The two trees do not intersect, if there is an entry for an index in one tree, it won't be in the other tree. Modifying either tree requires the bufobj wlock (BO_LOCK), the lock we grab in bgetvp (previously grabbed by the caller). The only modifications to the tree are bgetvp, brelvp, and reassignbuf (which moves between the trees), all under the lock.

5467–5469

This isn't supposed to be in this diff... not sure if this is a phabricator or git arc issue or what but I'll make sure db_show_buffer isn't touched as part of this.

sys/kern/vfs_subr.c
2725

Thanks, I agree that's better.

rlibby marked an inline comment as done.

dougm feedback: kassert readability

This revision is now accepted and ready to land.Jun 1 2024, 6:41 PM
markj added inline comments.
sys/kern/vfs_bio.c
4248

I wonder if it would be worthwhile to have a counter for these events, akin to getnewbufrestarts and others in this file.

sys/kern/vfs_bio.c
4248

Indeed I have been using some private counters during development. They tend to be a little ugly (if (foo) goto bar; becomes if (foo) {counter(foocase); goto bar;}). I wasn't sure we'd want development counters like that in tree. Do we have any examples of best practice, or would getnewbufrestarts be it?

sys/kern/vfs_bio.c
4248

If you're comfortable without having a counter here, I think that's fine.
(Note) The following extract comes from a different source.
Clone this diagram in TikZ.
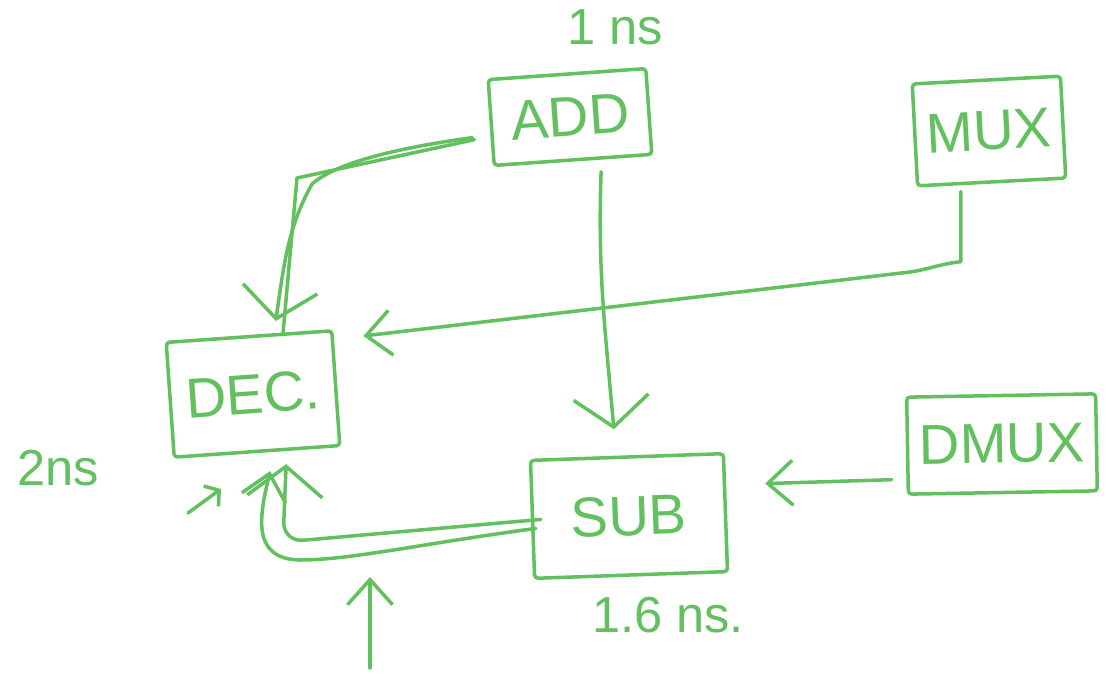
\documentclass[tikz,border=0pt]{standalone}
\usepackage{fontspec}
\setmainfont{Liberation Sans}
\usetikzlibrary{arrows.meta}
\definecolor{pen}{RGB}{98,192,94}

\begin{document}
\begin{tikzpicture}[
    color=pen,
    block/.style={draw, rectangle, line width=1pt, rounded corners=1pt,
                  font=\fontsize{16}{18}\selectfont},
    note/.style={font=\Large},
    wire/.style={line width=1pt, line cap=round, line join=round},
    arr/.style={wire, -{Straight Barb[length=2.5mm,width=4.5mm]}},
    bigarr/.style={wire, -{Straight Barb[length=3mm,width=7.5mm]}}
]
    \useasboundingbox (0,0) rectangle (11.07,6.74);

    % The five blocks
    \node[block, minimum width=1.58cm, minimum height=0.86cm, rotate=4] (add) at (5.70,5.57) {ADD};
    \node[block, minimum width=1.38cm, minimum height=1.02cm, rotate=3] (mux) at (9.89,5.43) {MUX};
    \node[block, minimum width=1.66cm, minimum height=1.15cm, rotate=4] (dec) at (2.53,2.80) {DEC.};
    \node[block, minimum width=1.93cm, minimum height=1.18cm, rotate=2] (sub) at (6.29,1.58) {SUB};
    \node[block, minimum width=1.86cm, minimum height=0.97cm, rotate=1] (dmux) at (10.02,2.30) {DMUX};

    % Delay notes
    \node[note] (tadd) at (6.15,6.47) {1 ns};
    \node[note] (tdec) at (0.58,2.06) {2ns};
    \node[note] (tsub) at (6.68,0.59) {1.6 ns.};

    % ADD into the top of DEC (drawn twice)
    \coordinate (addbend) at (2.97,4.96);
    \draw[wire] ([shift={(-0.15,-0.17)}]add.west) -- (addbend) -- ([xshift=3.4mm]dec.north);
    \draw[bigarr] ([shift={(-0.17,-0.15)}]add.west)
        .. controls (3.9,5.25) and (3.35,5.1) .. (3.12,4.9)
        .. controls (2.9,4.5) and (2.85,4.2) .. ([shift={(0.27,0.14)}]dec.north);

    % ADD down to SUB
    \draw[bigarr] ([shift={(0.28,-0.1)}]add.south) to[out=-92,in=95] ([shift={(-0.13,0.26)}]sub.north);

    % MUX round to the side of DEC
    \coordinate (muxbend) at (9.10,4.02);
    \draw[arr] ([shift={(-0.31,-0.08)}]mux.south) -- ++(0,-0.70)
        .. controls (9.40,4.10) and (9.30,4.05) .. (muxbend)
        -- ([shift={(0.30,-0.07)}]dec.north east);

    % DMUX back into SUB
    \draw[arr] ([shift={(-0.14,-0.34)}]dmux.west) -- ([shift={(0.38,0.29)}]sub.east);

    % SUB feeding DEC from below
    \draw[bigarr, rounded corners=2mm] ([xshift=1mm]sub.west) -- (2.83,1.32) -- ([shift={(0.29,-0.11)}]dec.south);
    \draw[arr] ([shift={(0.05,-0.09)}]sub.west)
        .. controls (4.2,1.30) and (3.5,1.14) .. (3.00,1.14)
        .. controls (2.50,1.15) and (2.60,1.60) .. ([shift={(0.13,-0.18)}]dec.south);

    % outside input and the small mark under DEC
    \coordinate (inlow) at (3.70,0.06);
    \coordinate (inhigh) at (3.70,0.97);
    \draw[arr] (inlow) -- (inhigh);
    \coordinate (marklow) at (1.88,1.61);
    \coordinate (markhigh) at (2.21,1.85);
    \draw[wire, -{Straight Barb[length=1mm,width=2.5mm]}] (marklow) -- (markhigh);
\end{tikzpicture}
\end{document}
I don't think we have much by way of best practices here. In the VM I try to put counters like this under vm.stats.<subsystem>.<counter>. In the VFS we have vfs.vnode.stats, which seems to be along the same lines, but the name is inconsistent. Having a vfs.buf.stats tree for debug counters would be nice. I'm not sure that we're really concerned about compatibility when it comes to changing counter names. But that's also outside the scope of the patch.

This revision was automatically updated to reflect the committed changes.